Mr. Garrett Davis of Kentucky charged that the Republican party, in proposing this Amendment, was simply seeking to perpetuate its power in the country; but on this point he was effectively answered by Mr. Wilson of Massachusetts. "The senator from Kentucky knows, and I know," said Mr. Wilson, "that this whole struggle to give equal rights and equal privileges to all citizens of the United States has been an unpopular one; that we have been forced to struggle against passion and prejudice engendered by generations of wrong and oppression; that we have been compelled to struggle against great interests and powerful political organizations. I say to the senator from Kentucky that the struggle of the last eight years to give freedom to four and a half millions of men who were held in slavery, to make them citizens of the United States, to clothe them with the right of suffrage, to give them the privilege of being voted for, to make them in all respects equal to the white citizens of the United States, has cost the Republican party a quarter of a million votes."
The House of Representatives had been considering the question of the suffrage amendment at equal step with the Senate. On the 11th of January Mr. Boutwell of Massachusetts, from the Committee on the Judiciary, proposed an Amendment to the Constitution in these words: "The right of any citizen of the United States to vote shall not be denied or abridged by the United States or any State, by reason of the race, color, or previous condition of slavery of any citizen or class of citizens of the United States.—The Congress shall have power to enforce by proper legislation the provisions of this Article."
Mr. Boutwell made one of the strongest and most pointed arguments delivered in Congress for the adoption of the Fifteenth Amendment. He showed that by the Fourteenth Amendment we had declared that "all persons born or naturalized in the United States and subject to the jurisdiction thereof, are citizens of the United States and of the States wherein they reside." "There are," said he, "citizens in Kentucky and Maryland eligible to-day to the office of President or Vice-President of the United States, yet who cannot vote for representatives in Congress, or even for a State, county or town officer.
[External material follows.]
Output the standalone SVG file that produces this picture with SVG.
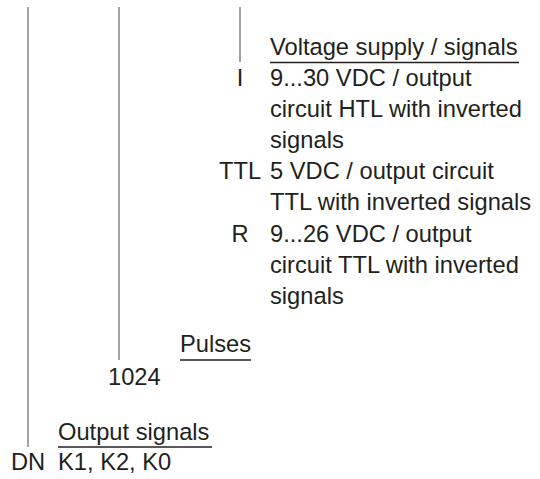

What is the qualification for the office of President? He must be a native-born citizen of the United States and thirty-five years of age. Nothing more! These are the only qualifications for the office of President. By the Fourteenth Amendment to the Constitution, we have declared that all the black men in Maryland and other States shall be citizens of the United States. Certain State governments have for the present denied those people the right to vote, and yet one of them is eligible to the Presidency of the United States and another to the Vice-Presidency. Is there such an anomaly in our Government? Are we prepared to admit its existence unless the Constitution imperatively requires it?"
The speech of Mr. Boutwell was answered by Mr. Beck of Kentucky and Mr. Eldridge of Wisconsin, their respective arguments resting mainly upon the propriety of leaving the regulation of suffrage within the power of the States, where it was originally left by the Constitution. After several ineffectual attempts to amend the Constitutional Amendment as reported from the Judiciary Committee, the House, on the 30th of January (1869), passed it by ayes 150, noes 42, not voting 31.
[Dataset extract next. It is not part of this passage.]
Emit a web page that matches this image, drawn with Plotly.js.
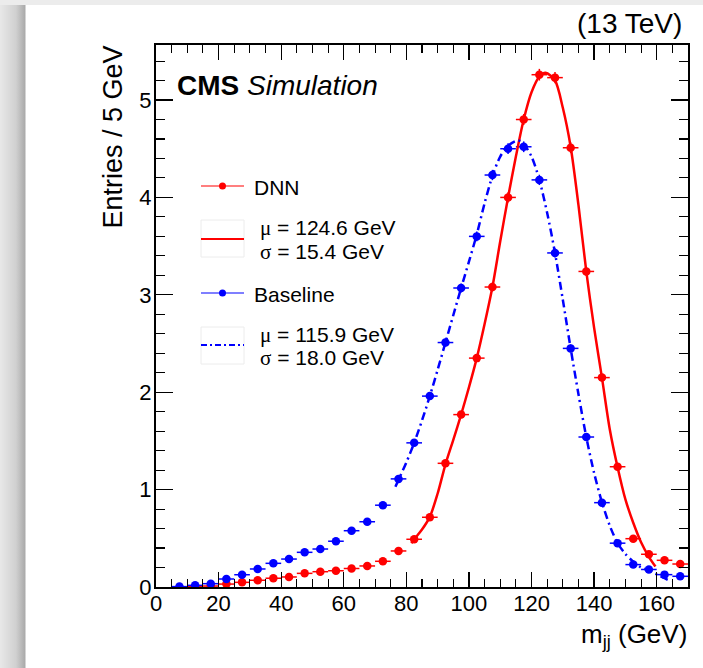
<!DOCTYPE html>
<html>
<head>
<meta charset="utf-8">
<script src="https://cdn.plot.ly/plotly-3.0.1.min.js"></script>
<style>
  html, body { margin: 0; padding: 0; }
  body {
    width: 703px; height: 668px; overflow: hidden;
    background:
      linear-gradient(to bottom, #ececec 0px, #ececec 5px, rgba(255,255,255,0) 5px),
      linear-gradient(to right, #e8e8e8 0px, #d0d0d0 16px, #aaaaaa 25px, #ffffff 26px);
  }
  #chart { width: 703px; height: 668px; }
</style>
</head>
<body>
<div id="chart"></div>
<script>
// ---- data ----
const binCenters = [7.5, 12.5, 17.5, 22.5, 27.5, 32.5, 37.5, 42.5, 47.5, 52.5, 57.5, 62.5, 67.5, 72.5, 77.5, 82.5, 87.5, 92.5, 97.5, 102.5, 107.5, 112.5, 117.5, 122.5, 127.5, 132.5, 137.5, 142.5, 147.5, 152.5, 157.5, 162.5, 167.5];
const binHalfWidth = 2.5;

const dnnValues = [null, 0.003, 0.01, 0.03, 0.048, 0.069, 0.09, 0.103, 0.14, 0.157, 0.167, 0.19, 0.216, 0.264, 0.37, 0.49, 0.716, 1.27, 1.77, 2.35, 3.08, 4.00, 4.80, 5.26, 5.23, 4.51, 3.24, 2.15, 1.235, 0.496, 0.336, 0.274, 0.236];
const dnnErrors = [0, 0.002, 0.003, 0.005, 0.006, 0.007, 0.008, 0.008, 0.01, 0.01, 0.011, 0.011, 0.012, 0.013, 0.016, 0.018, 0.022, 0.029, 0.035, 0.04, 0.046, 0.052, 0.057, 0.06, 0.059, 0.055, 0.047, 0.038, 0.029, 0.018, 0.015, 0.014, 0.013];

const baselineValues = [0.004, 0.017, 0.034, 0.082, 0.126, 0.185, 0.243, 0.287, 0.356, 0.39, 0.47, 0.578, 0.67, 0.84, 1.11, 1.48, 1.96, 2.51, 3.07, 3.60, 4.23, 4.50, 4.52, 4.18, 3.43, 2.45, 1.54, 0.866, 0.45, 0.23, 0.18, 0.127, 0.11];
const baselineErrors = [0.002, 0.003, 0.005, 0.007, 0.009, 0.011, 0.013, 0.014, 0.016, 0.016, 0.018, 0.02, 0.021, 0.024, 0.027, 0.032, 0.036, 0.041, 0.046, 0.049, 0.053, 0.055, 0.055, 0.053, 0.048, 0.041, 0.032, 0.024, 0.017, 0.012, 0.011, 0.009, 0.009];

// fitted curves
const dnnFitX = [81.6, 82.5, 85, 87.5, 90, 92.5, 95, 97.5, 100, 102.5, 105, 107.5, 110, 112.5, 115, 117.5, 120, 122.5, 124.5, 127.5, 130, 132.5, 135, 137.5, 140, 142.5, 145, 147.5, 150, 152.5, 155, 157.5, 159.6];
const dnnFitY = [0.45, 0.49, 0.59, 0.72, 0.96, 1.26, 1.51, 1.77, 2.05, 2.35, 2.70, 3.08, 3.55, 4.00, 4.42, 4.80, 5.08, 5.24, 5.28, 5.20, 4.92, 4.52, 3.92, 3.24, 2.66, 2.15, 1.62, 1.23, 0.90, 0.66, 0.46, 0.31, 0.21];

const baselineFitX = [76.5, 77.5, 80, 82.5, 85, 87.5, 90, 92.5, 95, 97.5, 100, 102.5, 105, 107.5, 110, 112.5, 115, 116.5, 117.5, 120, 122.5, 125, 127.5, 130, 132.5, 135, 137.5, 140, 142.5, 145, 147.5, 150, 152.5, 155, 157.5, 160, 162.5, 164.7];
const baselineFitY = [1.03, 1.10, 1.28, 1.48, 1.71, 1.96, 2.23, 2.51, 2.79, 3.07, 3.34, 3.62, 3.94, 4.22, 4.42, 4.53, 4.58, 4.58, 4.55, 4.42, 4.18, 3.84, 3.43, 2.95, 2.45, 1.98, 1.54, 1.17, 0.87, 0.63, 0.45, 0.34, 0.26, 0.20, 0.17, 0.13, 0.09, 0.055];

const xTickLabels = ['0', '20', '40', '60', '80', '100', '120', '140', '160'];
const yTickLabels = ['0', '1', '2', '3', '4', '5'];

const dnnLabel = 'DNN';
const baselineLabel = 'Baseline';
const dnnFitLines = ['124.6', '15.4'];
const baselineFitLines = ['115.9', '18.0'];

// ---- styling ----
const RED = '#ff0000';
const BLUE = '#0000ff';
const FONT = 'Liberation Sans, Arial, Helvetica, sans-serif';
const SERIF = 'Liberation Serif, Times New Roman, serif';

const W = 703, H = 668;
const M = { l: 156, r: 15, t: 45, b: 81 };
const PW = W - M.l - M.r, PH = H - M.t - M.b;
const px = v => (v - M.l) / PW;          // pixel x -> paper
const py = v => (H - M.b - v) / PH;      // pixel y -> paper

function dataTrace(values, errs, color) {
  return {
    type: 'scatter', mode: 'markers',
    x: binCenters, y: values,
    marker: { color: color, size: 8.5, symbol: 'circle' },
    error_x: { type: 'constant', value: binHalfWidth, color: color, thickness: 1.5, width: 0 },
    error_y: { type: 'data', array: errs, color: color, thickness: 1.5, width: 0 },
    showlegend: false, hoverinfo: 'x+y'
  };
}

const traces = [
  dataTrace(dnnValues, dnnErrors, RED),
  dataTrace(baselineValues, baselineErrors, BLUE),
  { type: 'scatter', mode: 'lines', x: dnnFitX, y: dnnFitY,
    line: { color: RED, width: 2.5, shape: 'spline', smoothing: 0.8 }, showlegend: false },
  { type: 'scatter', mode: 'lines', x: baselineFitX, y: baselineFitY,
    line: { color: BLUE, width: 2.5, shape: 'spline', smoothing: 0.8, dash: '8px,4px,2px,4px' }, showlegend: false }
];

const tickFont = { family: FONT, size: 22, color: '#000' };

const annotations = [];
const shapes = [];
function ann(text, x, y, opts) {
  annotations.push(Object.assign({
    text: text, xref: 'paper', yref: 'paper', x: x, y: y,
    showarrow: false, xanchor: 'left', yanchor: 'middle',
    font: { family: FONT, size: 21, color: '#000' }
  }, opts || {}));
}

// header texts
ann('<b>CMS</b> <i>Simulation</i>', px(175), py(86), { font: { family: FONT, size: 28, color: '#000' } });
ann('(13 TeV)', px(684), py(24), { xanchor: 'right', font: { family: FONT, size: 28, color: '#000' } });
// axis titles (ROOT-style alignment at the axis ends)
ann('Entries / 5 GeV', px(113), py(44), { xanchor: 'center', yanchor: 'top', textangle: -90, font: { family: FONT, size: 27, color: '#000' } });
ann('m<sub>jj</sub> (GeV)', px(689), py(635), { xanchor: 'right', font: { family: FONT, size: 26, color: '#000' } });

// legend
function legendMarkerEntry(yPix, color, label) {
  shapes.push({ type: 'line', xref: 'paper', yref: 'paper', x0: px(201), x1: px(244), y0: py(yPix), y1: py(yPix),
                line: { color: color, width: 1.2 } });
  shapes.push({ type: 'circle', xref: 'paper', yref: 'paper', xsizemode: 'pixel', ysizemode: 'pixel',
                xanchor: px(222.5), yanchor: py(yPix), x0: -3.5, x1: 3.5, y0: -3.5, y1: 3.5,
                fillcolor: color, line: { color: color, width: 0 } });
  ann(label, px(252), py(yPix + 1));
}
function legendFitEntry(boxTop, boxBot, lineY, color, dash, vals, textY1, textY2) {
  shapes.push({ type: 'rect', xref: 'paper', yref: 'paper', x0: px(201), x1: px(244), y0: py(boxTop), y1: py(boxBot),
                line: { color: '#ececec', width: 1 }, fillcolor: 'rgba(0,0,0,0)' });
  shapes.push({ type: 'line', xref: 'paper', yref: 'paper', x0: px(201), x1: px(244), y0: py(lineY), y1: py(lineY),
                line: { color: color, width: 2, dash: dash } });
  ann('<span style="font-family:' + SERIF + '">μ</span> = ' + vals[0] + ' GeV', px(258), py(textY1));
  ann('<span style="font-family:' + SERIF + '">σ</span> = ' + vals[1] + ' GeV', px(258), py(textY2));
}
legendMarkerEntry(186, RED, dnnLabel);
legendFitEntry(220, 257, 239, RED, 'solid', dnnFitLines, 228, 252);
legendMarkerEntry(293, BLUE, baselineLabel);
legendFitEntry(327, 364, 345, BLUE, '6px,3px,2px,3px', baselineFitLines, 335, 358);

const layout = {
  width: W, height: H,
  margin: M,
  paper_bgcolor: 'rgba(0,0,0,0)',
  plot_bgcolor: '#ffffff',
  showlegend: false,
  font: { family: FONT, color: '#000' },
  xaxis: {
    range: [0, 170], tickmode: 'array',
    tickvals: xTickLabels.map(Number), ticktext: xTickLabels,
    ticks: 'inside', ticklen: 15, tickwidth: 1.3, tickcolor: '#000', ticklabelstandoff: -4,
    minor: { dtick: 5, tick0: 0, ticks: 'inside', ticklen: 8, tickwidth: 1.1, tickcolor: '#000', showgrid: false },
    showline: true, linecolor: '#000', linewidth: 2, mirror: 'allticks',
    showgrid: false, zeroline: false, tickfont: tickFont
  },
  yaxis: {
    range: [0, 5.565], tickmode: 'array',
    tickvals: yTickLabels.map(Number), ticktext: yTickLabels,
    ticks: 'inside', ticklen: 17, tickwidth: 1.3, tickcolor: '#000', ticklabelstandoff: -2,
    minor: { dtick: 0.2, tick0: 0, ticks: 'inside', ticklen: 9, tickwidth: 1.1, tickcolor: '#000', showgrid: false },
    showline: true, linecolor: '#000', linewidth: 2, mirror: 'allticks',
    showgrid: false, zeroline: false, tickfont: tickFont
  },
  annotations: annotations,
  shapes: shapes
};

Plotly.newPlot('chart', traces, layout, { displayModeBar: false, staticPlot: true });
</script>
</body>
</html>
When the House Amendment reached the Senate it was at once taken up for consideration, and the Amendment which that body had been considering was laid aside. This was done for the purpose of expediting an agreement between the two branches. Numerous modifications and additions were then proposed, including the one originally reported by the Judiciary Committee. Every modification or substitute failed, until Senator Wilson offered the following: "No discrimination shall be made in any State among the citizens of the United States in the exercise of the elective franchise, or in the right to hold office in any State, on account of race, color, nativity, property, education, or religious creed." Mr. Trumbull declared that the adoption of this Amendment would abolish the constitutions of perhaps all, certainly of half, the States of the Union. He then pointed out that the constitution of almost every State prescribed a qualification of age for the governor of the State, and of a certain length of residence, many of them requiring a natural-born citizen; and that the effect of Mr. Wilson's Amendment would be to level all the constitutions, and radically reverse the deliberate judgment of the people of the States who had ordained them. Serious objections were also made against prohibiting an educational test, as would be the effect of Mr. Wilson's Amendment. Mr. Wilson frankly avowed his hostility to an educational test, and declared that the one existing in Massachusetts had never proved valuable in any sense. Against all objections and arguments Mr. Wilson's Amendment was adopted by the Senate.
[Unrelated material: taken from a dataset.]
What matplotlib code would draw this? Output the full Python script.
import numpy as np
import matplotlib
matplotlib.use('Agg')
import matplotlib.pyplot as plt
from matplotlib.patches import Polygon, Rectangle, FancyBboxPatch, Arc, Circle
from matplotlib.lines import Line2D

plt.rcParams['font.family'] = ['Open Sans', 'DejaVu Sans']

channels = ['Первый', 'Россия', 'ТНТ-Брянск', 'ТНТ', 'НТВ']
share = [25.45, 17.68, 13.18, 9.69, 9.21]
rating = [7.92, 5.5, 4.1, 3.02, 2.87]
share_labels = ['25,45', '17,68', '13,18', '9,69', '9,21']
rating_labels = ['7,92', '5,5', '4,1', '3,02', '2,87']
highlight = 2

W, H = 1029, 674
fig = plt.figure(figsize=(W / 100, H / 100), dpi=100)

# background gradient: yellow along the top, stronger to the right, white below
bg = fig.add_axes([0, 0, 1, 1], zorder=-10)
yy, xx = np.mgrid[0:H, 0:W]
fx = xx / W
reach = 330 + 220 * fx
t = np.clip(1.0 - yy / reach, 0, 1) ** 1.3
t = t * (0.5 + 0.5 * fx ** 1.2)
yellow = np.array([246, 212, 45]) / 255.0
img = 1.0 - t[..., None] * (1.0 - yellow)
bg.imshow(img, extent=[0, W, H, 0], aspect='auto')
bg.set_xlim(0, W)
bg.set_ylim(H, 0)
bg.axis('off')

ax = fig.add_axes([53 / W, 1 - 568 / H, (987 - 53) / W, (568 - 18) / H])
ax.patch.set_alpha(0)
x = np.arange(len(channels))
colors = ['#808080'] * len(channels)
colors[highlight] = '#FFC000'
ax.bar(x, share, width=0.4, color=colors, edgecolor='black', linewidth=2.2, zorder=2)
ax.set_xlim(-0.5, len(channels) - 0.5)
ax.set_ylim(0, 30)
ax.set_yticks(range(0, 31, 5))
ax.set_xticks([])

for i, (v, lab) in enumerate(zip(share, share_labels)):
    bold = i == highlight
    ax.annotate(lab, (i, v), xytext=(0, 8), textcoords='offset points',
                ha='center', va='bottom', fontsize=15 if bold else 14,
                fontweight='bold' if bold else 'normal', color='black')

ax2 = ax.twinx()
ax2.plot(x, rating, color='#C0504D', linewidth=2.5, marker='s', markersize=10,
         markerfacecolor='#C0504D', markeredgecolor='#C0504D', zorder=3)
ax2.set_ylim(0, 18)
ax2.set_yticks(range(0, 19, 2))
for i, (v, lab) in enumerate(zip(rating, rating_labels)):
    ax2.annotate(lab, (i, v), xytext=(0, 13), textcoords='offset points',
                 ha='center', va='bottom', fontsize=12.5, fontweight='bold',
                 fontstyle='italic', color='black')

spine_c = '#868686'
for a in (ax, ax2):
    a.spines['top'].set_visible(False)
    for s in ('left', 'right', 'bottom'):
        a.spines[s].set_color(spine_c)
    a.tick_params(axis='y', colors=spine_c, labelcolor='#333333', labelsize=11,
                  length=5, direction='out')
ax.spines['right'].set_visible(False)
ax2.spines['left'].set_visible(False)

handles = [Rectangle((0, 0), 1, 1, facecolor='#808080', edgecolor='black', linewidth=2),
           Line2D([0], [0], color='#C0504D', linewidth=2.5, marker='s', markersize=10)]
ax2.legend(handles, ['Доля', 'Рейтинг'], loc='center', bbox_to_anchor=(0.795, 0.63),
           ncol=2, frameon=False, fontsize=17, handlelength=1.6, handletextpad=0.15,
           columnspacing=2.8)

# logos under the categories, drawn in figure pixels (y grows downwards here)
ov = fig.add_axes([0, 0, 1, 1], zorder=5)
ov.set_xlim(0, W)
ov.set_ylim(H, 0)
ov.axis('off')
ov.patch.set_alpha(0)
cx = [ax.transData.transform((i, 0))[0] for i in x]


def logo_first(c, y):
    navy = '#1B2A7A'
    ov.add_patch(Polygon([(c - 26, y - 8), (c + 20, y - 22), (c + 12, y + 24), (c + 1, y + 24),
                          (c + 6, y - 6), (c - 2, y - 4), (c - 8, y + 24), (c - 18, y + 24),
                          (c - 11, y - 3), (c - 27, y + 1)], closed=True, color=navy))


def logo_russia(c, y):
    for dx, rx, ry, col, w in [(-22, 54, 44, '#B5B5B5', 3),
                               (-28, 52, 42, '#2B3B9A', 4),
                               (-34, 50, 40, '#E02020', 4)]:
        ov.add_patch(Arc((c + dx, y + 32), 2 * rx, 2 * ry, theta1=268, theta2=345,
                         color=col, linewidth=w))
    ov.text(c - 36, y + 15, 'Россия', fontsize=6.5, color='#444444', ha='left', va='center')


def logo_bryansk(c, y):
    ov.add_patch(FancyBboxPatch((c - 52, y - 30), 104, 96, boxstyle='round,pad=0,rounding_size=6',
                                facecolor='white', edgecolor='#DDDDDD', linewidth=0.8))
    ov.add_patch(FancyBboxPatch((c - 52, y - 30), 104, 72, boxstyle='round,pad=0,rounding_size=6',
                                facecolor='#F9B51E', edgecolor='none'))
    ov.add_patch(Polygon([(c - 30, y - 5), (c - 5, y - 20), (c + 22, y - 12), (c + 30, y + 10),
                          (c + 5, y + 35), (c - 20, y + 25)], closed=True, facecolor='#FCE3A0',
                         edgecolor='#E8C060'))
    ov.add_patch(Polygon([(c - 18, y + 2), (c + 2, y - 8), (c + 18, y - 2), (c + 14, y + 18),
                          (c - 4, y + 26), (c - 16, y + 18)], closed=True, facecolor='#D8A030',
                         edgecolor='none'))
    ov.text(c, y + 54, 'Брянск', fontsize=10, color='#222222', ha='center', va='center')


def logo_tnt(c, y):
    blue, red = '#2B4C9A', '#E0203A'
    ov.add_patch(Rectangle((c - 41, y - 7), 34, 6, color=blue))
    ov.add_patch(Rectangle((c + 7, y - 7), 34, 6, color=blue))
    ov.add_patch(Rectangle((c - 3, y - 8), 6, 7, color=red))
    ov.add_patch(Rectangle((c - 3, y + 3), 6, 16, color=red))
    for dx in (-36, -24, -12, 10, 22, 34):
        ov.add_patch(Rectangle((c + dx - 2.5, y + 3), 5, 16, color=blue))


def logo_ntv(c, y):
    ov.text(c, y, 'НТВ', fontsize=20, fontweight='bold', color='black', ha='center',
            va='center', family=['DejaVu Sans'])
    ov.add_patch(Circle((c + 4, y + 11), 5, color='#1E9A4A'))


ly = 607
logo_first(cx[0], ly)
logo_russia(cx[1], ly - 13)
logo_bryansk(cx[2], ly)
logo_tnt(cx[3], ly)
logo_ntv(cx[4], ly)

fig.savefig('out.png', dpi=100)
A proposition was now introduced and supported with equal zeal by Mr. Morton of Indiana and Mr. Buckalew of Pennsylvania, proposing an amendment to the pending resolution, which should in effect be a sixteenth amendment to the Constitution. Its aim was to take from the States the power now confided in them by the Constitution, to direct the manner in which electors of President and Vice-President shall be chosen. The declared motive for the change was to prevent the possibility of the electors being chosen by the State Legislatures, as had been done in some cases, and to guarantee the certainty of a popular vote in their selection in every State of the Union. To insure this result it was proposed in the amendment that the entire power over the choice of electors should be transferred to Congress. After a brief debate the amendment was agreed to,(1) and the two proposed articles, included under one resolution, were adopted by ayes 39, noes 16, and sent to the House for concurrence.
The House not being willing to accept the Senate's Amendments, refused by formal vote to concur, and asked for a conference. The Senate took the unusual step of declining a conference, promptly receded from its own Amendments, and sent to the House the original proposition of that body. The House, not to be outdone by the Senate in capricious change of opinion, now refused to agree to the form of amendment it had before adopted, and returned it to the Senate with the added requirement of nativity, property, and creed, which the Senate had originally proposed. The rule indeed seemed to be for each branch to desert its own proposition as soon as there was a prospect that the other branch would agree to it. The strange controversy was finally ended and the subject brought into intelligible shape by a conference committee, which reported the Fifteenth Amendment in the precise form in which it became incorporated in the Constitution. It received the sanction of the house by a vote far beyond the two-thirds required to adopt it, the ayes being 145, the noes 44. In the Senate the ayes were 39, the noes were 13. The action of Congress on the Amendment was completed on the 26th of February, six days before General Grant was installed in the Presidency.